DIRECTIONS FOR THIS TASK: Scan the data below for the string "that". Show every line where it turns up.
-- start --
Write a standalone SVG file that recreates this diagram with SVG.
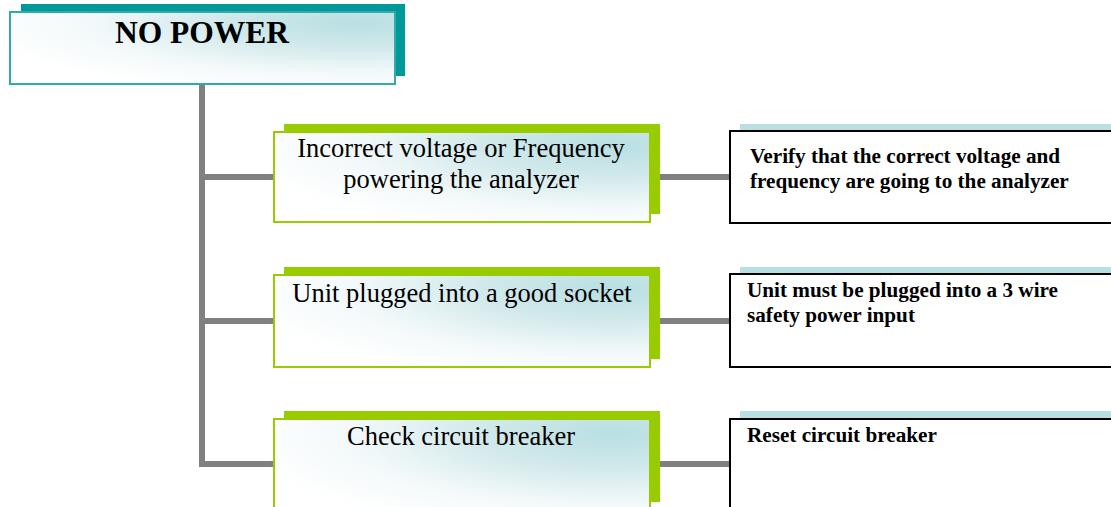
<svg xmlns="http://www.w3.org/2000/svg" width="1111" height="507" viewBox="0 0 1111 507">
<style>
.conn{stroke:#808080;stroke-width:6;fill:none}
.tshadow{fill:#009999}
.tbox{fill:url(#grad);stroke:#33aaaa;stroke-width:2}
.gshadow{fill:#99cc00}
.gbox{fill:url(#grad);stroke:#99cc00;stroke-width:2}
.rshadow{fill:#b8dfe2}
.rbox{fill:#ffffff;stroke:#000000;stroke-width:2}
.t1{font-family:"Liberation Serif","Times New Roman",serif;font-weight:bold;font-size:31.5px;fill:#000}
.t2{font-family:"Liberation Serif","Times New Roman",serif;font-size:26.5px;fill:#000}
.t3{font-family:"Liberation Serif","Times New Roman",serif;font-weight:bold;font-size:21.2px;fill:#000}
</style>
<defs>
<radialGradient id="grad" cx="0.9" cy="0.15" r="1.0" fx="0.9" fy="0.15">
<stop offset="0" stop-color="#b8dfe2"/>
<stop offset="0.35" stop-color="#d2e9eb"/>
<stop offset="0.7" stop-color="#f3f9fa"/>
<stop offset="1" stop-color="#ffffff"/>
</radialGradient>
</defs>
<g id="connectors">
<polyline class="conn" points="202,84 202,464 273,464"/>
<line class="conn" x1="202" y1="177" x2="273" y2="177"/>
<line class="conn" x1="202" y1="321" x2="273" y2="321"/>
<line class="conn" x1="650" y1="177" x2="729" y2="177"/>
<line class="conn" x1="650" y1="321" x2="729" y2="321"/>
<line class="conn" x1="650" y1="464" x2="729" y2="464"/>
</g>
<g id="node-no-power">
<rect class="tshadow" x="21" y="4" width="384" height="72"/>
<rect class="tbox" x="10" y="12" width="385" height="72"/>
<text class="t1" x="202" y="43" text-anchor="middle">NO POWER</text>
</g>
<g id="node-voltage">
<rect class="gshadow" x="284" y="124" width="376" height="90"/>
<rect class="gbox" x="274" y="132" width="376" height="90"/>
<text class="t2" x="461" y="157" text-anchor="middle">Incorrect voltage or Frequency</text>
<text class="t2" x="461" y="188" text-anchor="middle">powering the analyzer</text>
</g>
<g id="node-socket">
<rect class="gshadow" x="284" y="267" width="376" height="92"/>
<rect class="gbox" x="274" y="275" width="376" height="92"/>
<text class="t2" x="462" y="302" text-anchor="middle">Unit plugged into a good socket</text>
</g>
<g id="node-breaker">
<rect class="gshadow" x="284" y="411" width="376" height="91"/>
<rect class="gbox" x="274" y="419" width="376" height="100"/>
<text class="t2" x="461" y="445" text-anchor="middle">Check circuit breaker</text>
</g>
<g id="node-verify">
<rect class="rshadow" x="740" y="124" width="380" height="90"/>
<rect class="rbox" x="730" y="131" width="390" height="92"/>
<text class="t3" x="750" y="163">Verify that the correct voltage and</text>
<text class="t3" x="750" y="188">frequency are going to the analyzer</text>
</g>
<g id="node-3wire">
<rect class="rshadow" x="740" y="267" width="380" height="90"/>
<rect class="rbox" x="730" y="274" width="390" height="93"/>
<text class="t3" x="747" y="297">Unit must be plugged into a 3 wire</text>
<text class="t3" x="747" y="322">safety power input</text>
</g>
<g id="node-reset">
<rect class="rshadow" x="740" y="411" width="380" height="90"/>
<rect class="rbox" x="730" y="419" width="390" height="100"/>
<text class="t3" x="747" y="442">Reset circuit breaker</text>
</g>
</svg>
-- end --
TASK SOLUTION:
Write a standalone SVG file that recreates this diagram with SVG.
<text class="t3" x="750" y="163">Verify that the correct voltage and</text>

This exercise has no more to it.